I’m sure that Norman has many less sleepless nights than I do; his other activities are probably less interrupted by wondering about this new learning and; I imagine that he is free to not think about work, even when he is at work. I was in a workshop with Norman the other day and when we were discussing something new (well, at least for me) Norman said, and I quote him, “What’s the point of this anyway? I’m not learning anything new here. I don’t know why we have to come to these things."

I so wished I could be like him! I could sleep through the trainings, as well as at night, and I’d be able to give up my neurotic (I know its neurotic because Norman told me it was) obsession with always wanting to know more. When you already know it all, I’m sure life is much easier.
And the thing that really makes me jealous? Norman didn’t even have to work to develop his wealth of knowledge. It just came to him, like he was born with it. I swear he hasn’t had to learn anything new since the day he was born. Lucky bugger!

Teddy Triedit
Teddy is a close cousin of Norman. I think they might even be siblings but they say no, so I don’t want to challenge them about it. I’d ask Norman to check in to it but he’d tell me he already knows. And I’m sure that if I asked Teddy about the possibility of checking in to the familial relationship between himself and Norman, he’d tell me he’s already “tried it” and it didn’t help. He’s a wonderful person to have on a team because no matter what idea someone comes up with he’ll have already “triedit” (it’s a single word when he says it), and, of course, it won’t have worked. So, the nice thing is nobody has to try anything new and therefore nobody has to change. A nice way to be.

Many of the people that I’ve worked with are always wanting to try something different. I bet some of you have the same problem with your teams. I mean, every time something just isn’t working for a youth or family, somebody comes up with a new idea, a different approach, and we all have to try it to see if will be more helpful. Really, what a pain. So much easier, I think, to just be able to turn to Teddy, suggest the idea, have him tell you he has already tried it and then to move on with doing the same thing, even if it isn’t working. After all, as Teddy says, “if it isn’t working, it’s the kid's fault. We just have to keep doing the same thing until the kids gets it.” God, I love having him on the team. It must be wonderful to be him, he is obviously so creative and so far ahead of the rest of us “all the time.
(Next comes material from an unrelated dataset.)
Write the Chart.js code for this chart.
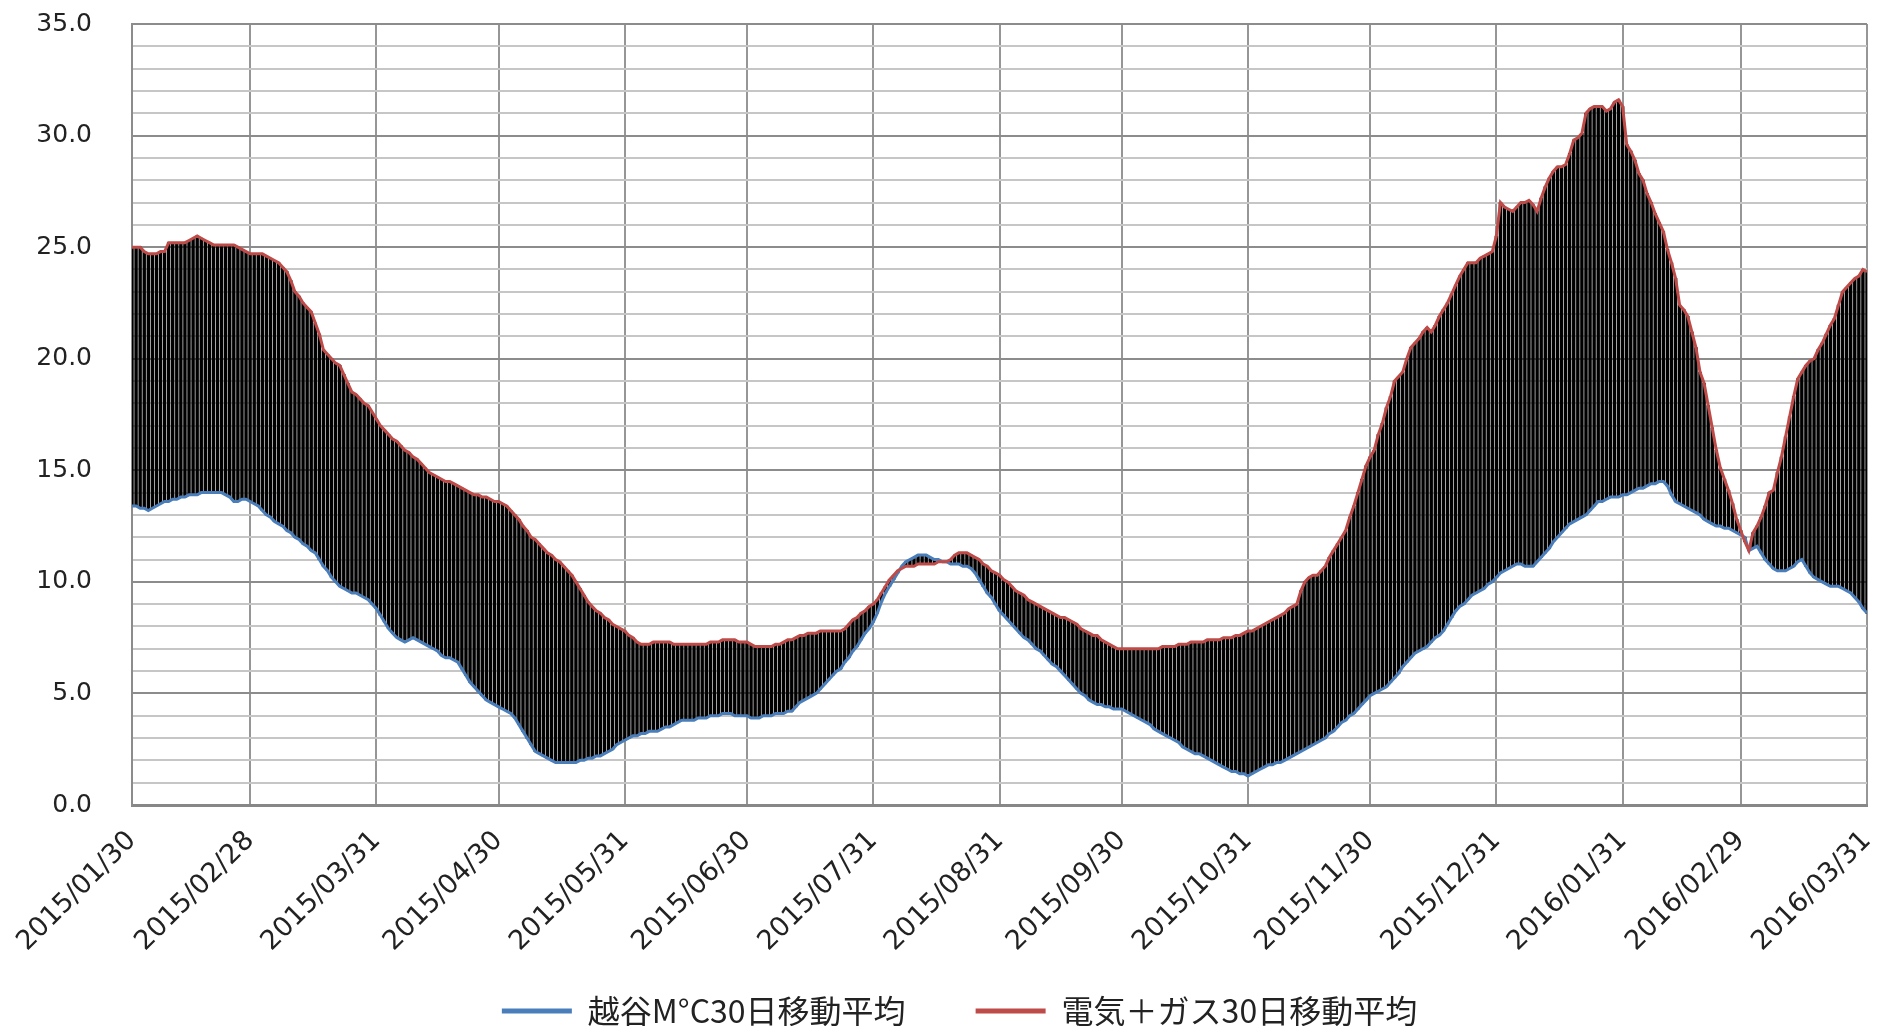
<!DOCTYPE html>
<html><head><meta charset="utf-8">
<script src="https://cdn.jsdelivr.net/npm/chart.js@4/dist/chart.umd.min.js"></script>
<style>html,body{margin:0;padding:0;background:#fff;}</style>
</head><body>
<canvas id="c" width="1880" height="1026"></canvas>
<script>
// x tick labels (month ends) and their day offsets from 2015/01/30
const tickLabels = ["2015/01/30","2015/02/28","2015/03/31","2015/04/30","2015/05/31","2015/06/30","2015/07/31","2015/08/31","2015/09/30","2015/10/31","2015/11/30","2015/12/31","2016/01/31","2016/02/29","2016/03/31"];
const tickDays = [0,29,60,90,121,151,182,213,243,274,304,335,366,395,426];
const seriesNames = ["越谷M°C30日移動平均", "電気＋ガス30日移動平均"];

// 越谷 temperature 30-day moving average (blue), one value per day 2015/01/30 .. 2016/03/31
const tempAvg = [
13.4,13.4,13.3,13.3,13.2,13.3,13.4,13.5,13.6,13.6,
13.7,13.7,13.8,13.8,13.9,13.9,13.9,14.0,14.0,14.0,
14.0,14.0,14.0,13.9,13.8,13.6,13.6,13.7,13.7,13.6,
13.5,13.4,13.2,13.0,12.9,12.7,12.6,12.5,12.3,12.2,
12.0,11.9,11.7,11.6,11.4,11.3,11.0,10.7,10.5,10.2,
10.0,9.8,9.7,9.6,9.5,9.5,9.4,9.3,9.2,9.0,
8.8,8.5,8.2,7.9,7.7,7.5,7.4,7.3,7.4,7.5,
7.4,7.3,7.2,7.1,7.0,6.9,6.7,6.6,6.6,6.5,
6.4,6.1,5.8,5.5,5.3,5.1,4.9,4.7,4.6,4.5,
4.4,4.3,4.2,4.1,3.9,3.6,3.3,3.0,2.7,2.4,
2.3,2.2,2.1,2.0,1.9,1.9,1.9,1.9,1.9,1.9,
2.0,2.0,2.1,2.1,2.2,2.2,2.3,2.4,2.5,2.7,
2.8,2.9,3.0,3.1,3.1,3.2,3.2,3.3,3.3,3.3,
3.4,3.5,3.5,3.6,3.7,3.8,3.8,3.8,3.8,3.9,
3.9,3.9,4.0,4.0,4.0,4.1,4.1,4.1,4.0,4.0,
4.0,4.0,3.9,3.9,3.9,4.0,4.0,4.0,4.1,4.1,
4.1,4.2,4.2,4.4,4.6,4.7,4.8,4.9,5.0,5.2,
5.4,5.6,5.8,6.0,6.1,6.4,6.6,6.9,7.1,7.4,
7.7,7.9,8.2,8.6,9.1,9.5,9.8,10.1,10.4,10.7,
10.9,11.0,11.1,11.2,11.2,11.2,11.1,11.0,11.0,10.9,
10.9,10.8,10.8,10.8,10.7,10.7,10.6,10.4,10.1,9.8,
9.5,9.3,9.0,8.7,8.5,8.3,8.1,7.9,7.7,7.5,
7.4,7.2,7.0,6.9,6.7,6.5,6.3,6.2,6.0,5.8,
5.6,5.4,5.2,5.0,4.9,4.7,4.6,4.5,4.5,4.4,
4.4,4.3,4.3,4.3,4.2,4.1,4.0,3.9,3.8,3.7,
3.6,3.4,3.3,3.2,3.1,3.0,2.9,2.8,2.6,2.5,
2.4,2.3,2.3,2.2,2.1,2.0,1.9,1.8,1.7,1.6,
1.5,1.5,1.4,1.4,1.3,1.4,1.5,1.6,1.7,1.8,
1.8,1.9,1.9,2.0,2.1,2.2,2.3,2.4,2.5,2.6,
2.7,2.8,2.9,3.0,3.2,3.3,3.5,3.7,3.8,4.0,
4.1,4.3,4.5,4.7,4.9,5.0,5.1,5.2,5.3,5.5,
5.7,5.9,6.2,6.4,6.6,6.8,6.9,7.0,7.1,7.3,
7.5,7.6,7.8,8.1,8.4,8.7,8.9,9.0,9.2,9.4,
9.5,9.6,9.7,9.9,10.0,10.2,10.4,10.5,10.6,10.7,
10.8,10.8,10.7,10.7,10.7,10.9,11.1,11.3,11.5,11.8,
12.0,12.2,12.4,12.6,12.7,12.8,12.9,13.0,13.2,13.4,
13.6,13.6,13.7,13.8,13.8,13.8,13.9,13.9,14.0,14.1,
14.2,14.2,14.3,14.4,14.4,14.5,14.5,14.3,13.9,13.6,
13.5,13.4,13.3,13.2,13.1,13.0,12.8,12.7,12.6,12.5,
12.5,12.4,12.4,12.3,12.2,12.1,12.0,11.4,11.5,11.6,
11.3,11.0,10.8,10.6,10.5,10.5,10.5,10.6,10.7,10.9,
11.0,10.7,10.4,10.2,10.1,10.0,9.9,9.8,9.8,9.8,
9.7,9.6,9.5,9.3,9.1,8.8,8.6
];

// electricity + gas 30-day moving average (red), one value per day
const energyAvg = [
25.0,25.0,25.0,24.8,24.7,24.7,24.7,24.8,24.8,25.2,
25.2,25.2,25.2,25.2,25.3,25.4,25.5,25.4,25.3,25.2,
25.1,25.1,25.1,25.1,25.1,25.1,25.0,24.9,24.8,24.7,
24.7,24.7,24.7,24.6,24.5,24.4,24.3,24.1,23.9,23.5,
23.0,22.8,22.5,22.3,22.1,21.6,21.1,20.4,20.2,20.0,
19.8,19.7,19.3,18.9,18.5,18.4,18.2,18.0,17.9,17.6,
17.3,17.0,16.8,16.6,16.4,16.3,16.1,15.9,15.8,15.6,
15.5,15.3,15.1,14.9,14.8,14.7,14.6,14.5,14.5,14.4,
14.3,14.2,14.1,14.0,13.9,13.9,13.8,13.8,13.7,13.6,
13.6,13.5,13.4,13.2,13.0,12.8,12.5,12.3,12.0,11.9,
11.7,11.5,11.3,11.2,11.0,10.9,10.7,10.5,10.3,10.0,
9.7,9.4,9.1,8.9,8.7,8.6,8.4,8.3,8.1,8.0,
7.9,7.8,7.6,7.5,7.3,7.2,7.2,7.2,7.3,7.3,
7.3,7.3,7.3,7.2,7.2,7.2,7.2,7.2,7.2,7.2,
7.2,7.2,7.3,7.3,7.3,7.4,7.4,7.4,7.4,7.3,
7.3,7.3,7.2,7.1,7.1,7.1,7.1,7.1,7.2,7.2,
7.3,7.4,7.4,7.5,7.6,7.6,7.7,7.7,7.7,7.8,
7.8,7.8,7.8,7.8,7.8,7.9,8.1,8.3,8.4,8.6,
8.7,8.9,9.0,9.2,9.5,9.8,10.1,10.3,10.5,10.6,
10.7,10.7,10.7,10.8,10.8,10.8,10.8,10.8,10.9,10.9,
10.9,11.0,11.2,11.3,11.3,11.3,11.2,11.1,11.0,10.8,
10.7,10.5,10.4,10.3,10.1,10.0,9.8,9.6,9.5,9.4,
9.2,9.1,9.0,8.9,8.8,8.7,8.6,8.5,8.4,8.4,
8.3,8.2,8.1,7.9,7.8,7.7,7.6,7.6,7.4,7.3,
7.2,7.1,7.0,7.0,7.0,7.0,7.0,7.0,7.0,7.0,
7.0,7.0,7.0,7.1,7.1,7.1,7.1,7.2,7.2,7.2,
7.3,7.3,7.3,7.3,7.4,7.4,7.4,7.4,7.5,7.5,
7.5,7.6,7.6,7.7,7.8,7.8,7.9,8.0,8.1,8.2,
8.3,8.4,8.5,8.6,8.8,8.9,9.0,9.6,10.0,10.2,
10.3,10.3,10.5,10.7,11.1,11.4,11.7,12.0,12.3,12.9,
13.4,14.0,14.6,15.2,15.6,15.9,16.6,17.1,17.8,18.3,
19.0,19.2,19.4,20.0,20.5,20.7,20.9,21.2,21.4,21.2,
21.5,21.9,22.2,22.5,22.9,23.3,23.7,24.0,24.3,24.3,
24.3,24.5,24.6,24.7,24.8,25.5,27.0,26.8,26.7,26.6,
26.8,27.0,27.0,27.1,26.9,26.6,27.2,27.7,28.1,28.4,
28.6,28.6,28.7,29.2,29.8,29.9,30.1,31.0,31.2,31.3,
31.3,31.3,31.1,31.2,31.5,31.6,31.3,29.6,29.3,28.9,
28.3,28.0,27.4,27.0,26.5,26.1,25.7,24.9,24.3,23.6,
22.4,22.2,21.9,21.2,20.5,19.4,18.9,17.9,16.9,15.9,
15.1,14.6,14.1,13.5,12.8,12.3,11.8,11.4,12.2,12.5,
12.9,13.4,14.0,14.1,14.9,15.6,16.5,17.4,18.3,19.1,
19.4,19.7,19.9,20.0,20.4,20.7,21.1,21.5,21.8,22.4,
23.0,23.2,23.4,23.6,23.7,24.0,23.9
];

const blueColor = '#4a7ebb';
const redColor = '#be4b48';

const tempPts = tempAvg.map((v, i) => ({x: i, y: v}));
const energyPts = energyAvg.map((v, i) => ({x: i, y: v}));
const hiLoPts = tempAvg.map((v, i) => ({x: i, y: [v, energyAvg[i]]}));

// let tick labels draw outside the narrow axis boxes instead of being clipped
const unclipLabels = {
  id: 'unclipLabels',
  afterLayout(chart) {
    chart.scales.x.bottom = chart.height;
    chart.scales.y.left = 0;
  }
};

new Chart(document.getElementById('c'), {
  type: 'bar',
  data: {
    datasets: [
      {type: 'line', label: seriesNames[0], data: tempPts, borderColor: blueColor, backgroundColor: blueColor,
       borderWidth: 3, pointRadius: 0, tension: 0, order: 1},
      {type: 'line', label: seriesNames[1], data: energyPts, borderColor: redColor, backgroundColor: redColor,
       borderWidth: 3, pointRadius: 0, tension: 0, order: 0},
      {type: 'bar', label: 'hilo', data: hiLoPts, backgroundColor: '#000', borderWidth: 0,
       barThickness: 2.8, order: 5}
    ]
  },
  plugins: [unclipLabels],
  options: {
    responsive: false,
    animation: false,
    devicePixelRatio: 1,
    layout: {padding: {top: 24, right: 13, bottom: -11, left: 52}},
    plugins: {
      tooltip: {enabled: false},
      legend: {
        position: 'bottom',
        labels: {
          font: {family: "'Noto Sans CJK JP', sans-serif", size: 32},
          color: '#222',
          boxWidth: 70, boxHeight: 5, padding: 70,
          filter: item => item.datasetIndex < 2,
          sort: (a, b) => a.datasetIndex - b.datasetIndex,
          generateLabels: chart => Chart.defaults.plugins.legend.labels.generateLabels(chart)
            .map(l => Object.assign(l, {lineWidth: 0}))
        }
      }
    },
    scales: {
      x: {
        type: 'linear', min: 0, max: 426, offset: false,
        afterBuildTicks: axis => { axis.ticks = tickDays.map(v => ({value: v})); },
        afterFit: s => { s.height = 120; s.paddingLeft = 0; s.paddingRight = 0; },
        ticks: {autoSkip: false, minRotation: 45, maxRotation: 45, padding: 20,
                font: {family: "'DejaVu Sans', sans-serif", size: 27}, color: '#222',
                callback: (v, i) => tickLabels[i]},
        grid: {color: '#969696', lineWidth: 2, drawTicks: false, offset: false},
        border: {color: '#878787', width: 3}
      },
      y: {
        min: 0, max: 35,
        afterFit: s => { s.width = 80; s.paddingTop = 0; s.paddingBottom = 0; },
        ticks: {stepSize: 1, autoSkip: false, padding: 40,
                font: {family: "'DejaVu Sans', sans-serif", size: 25}, color: '#222',
                callback: v => (v % 5 === 0 ? v.toFixed(1) : '')},
        grid: {color: c => (c.tick && c.tick.value % 5 === 0 ? '#8c8c8c' : '#c6c6c6'), lineWidth: 2, drawTicks: false},
        border: {color: '#8c8c8c', width: 2}
      }
    }
  }
});
</script>
</body></html>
I wish I could be him.

Karen Karesnot
Karen is another of the types of people who fill me with jealousy and envy. She just doesn’t care. It’s wonderful. She doesn’t care what her supervisor thinks. She doesn’t care if she is effective or not. She doesn’t care if the kids hate her. She just doesn’t care. And I know this is true because, for example, I heard her say just the other day, when her supervisor suggested that she work on improving her skills, “Who cares what she thinks anyway." What a wonderful way to be to be in the world. No cares. No worries. No anxieties. God, I wish I could be like her.

There are a lot of us who waste our time worry about things like whether or not our interventions will be effective, whether we could do better, whether we are getting across to the youth or family, and all that stuff. We spend time plotting and planning; discussing strategies with our team mates or supervisors; considering what things might mean to someone else. You know, the average neurotic, obsessive, perfectionist Youth Care worker.

Well, you know what? Karen has a lot more time for herself than we do. While we’re busy planning and plotting, she’s thinking about her next vacation, or re-living the last one. She dreams while we worry. She plays while we plan. She has a lot less anxiety than you or I. She is free. At least more free than we are. She’s going to burn out a lot less slowly than the rest of us, I bet.

She is so cool! So, if I can’t be like Norman or Teddy, could I please be like Karen?

Sally Selfless
I read all the time in the field that “self plays a central role” in all of our interventions with young people and their families. I also read that “knowing self” is essential to effective practice. But really let’s be honest here “all this knowing self stuff is a lot of work. Noticing what’s going on, getting in touch, monitoring, ensuring we are not dealing with our own business, connecting self to self, and yada, yada, yada! “a lot of hard, hard work for not much personal benefit.

But not for Sally, and that’s why she makes me jealous. Sally doesn’t know she has a “self”. She just thinks the way she sees things are the way they are. She has no “old business” that gets in the way. She doesn’t have to dig around in the dark corners and recesses of her self because she has never opened that door and so she doesn’t even know she has dark recesses. Heck, she doesn’t even know she has delightful undiscovered territory. When someone else talks about “my self”, Sally hears “myself” and just thinks the person is being selfish and egocentric.

So, really now, be honest, don’t you wish you could be like that “no pain, no sneaky little pieces of self popping up to distract you when you are doing what you want to do. Of course, she wouldn’t do very well on a lot of those Youth Care courses, but it really doesn’t matter because she has a little bit of the “Norman” in her so she doesn’t think she needs to know more anyway.

Ah, to be so free of all that knowing and exploration nonsense. Sally, you make me jealous! Can you help me be like you?

* * *

Anyway, there are many more Child and Youth Care types out there that make me jealous but these four are the one that are making me envious today. I wish I could be like them, even one of them, although in my quiet moments I wonder what it would be like to be all of them at once. Imagine, “know it, tried it, don’t care, and it doesn’t bother me”. Ah, to be like that. Wouldn’t work be a lot easier? Wouldn’t life be a lot easier?

And what about you? Is there anyone who makes you jealous? Or are you like Billy Bestofal? Nobody makes him jealous. How could they? He’s already the ... but more about him another day. I have to stop this. It is making me depressed about who I am. I think I'll go and chop some wood. Maybe that will take my mind off of how inadequate I am. At least for the moment.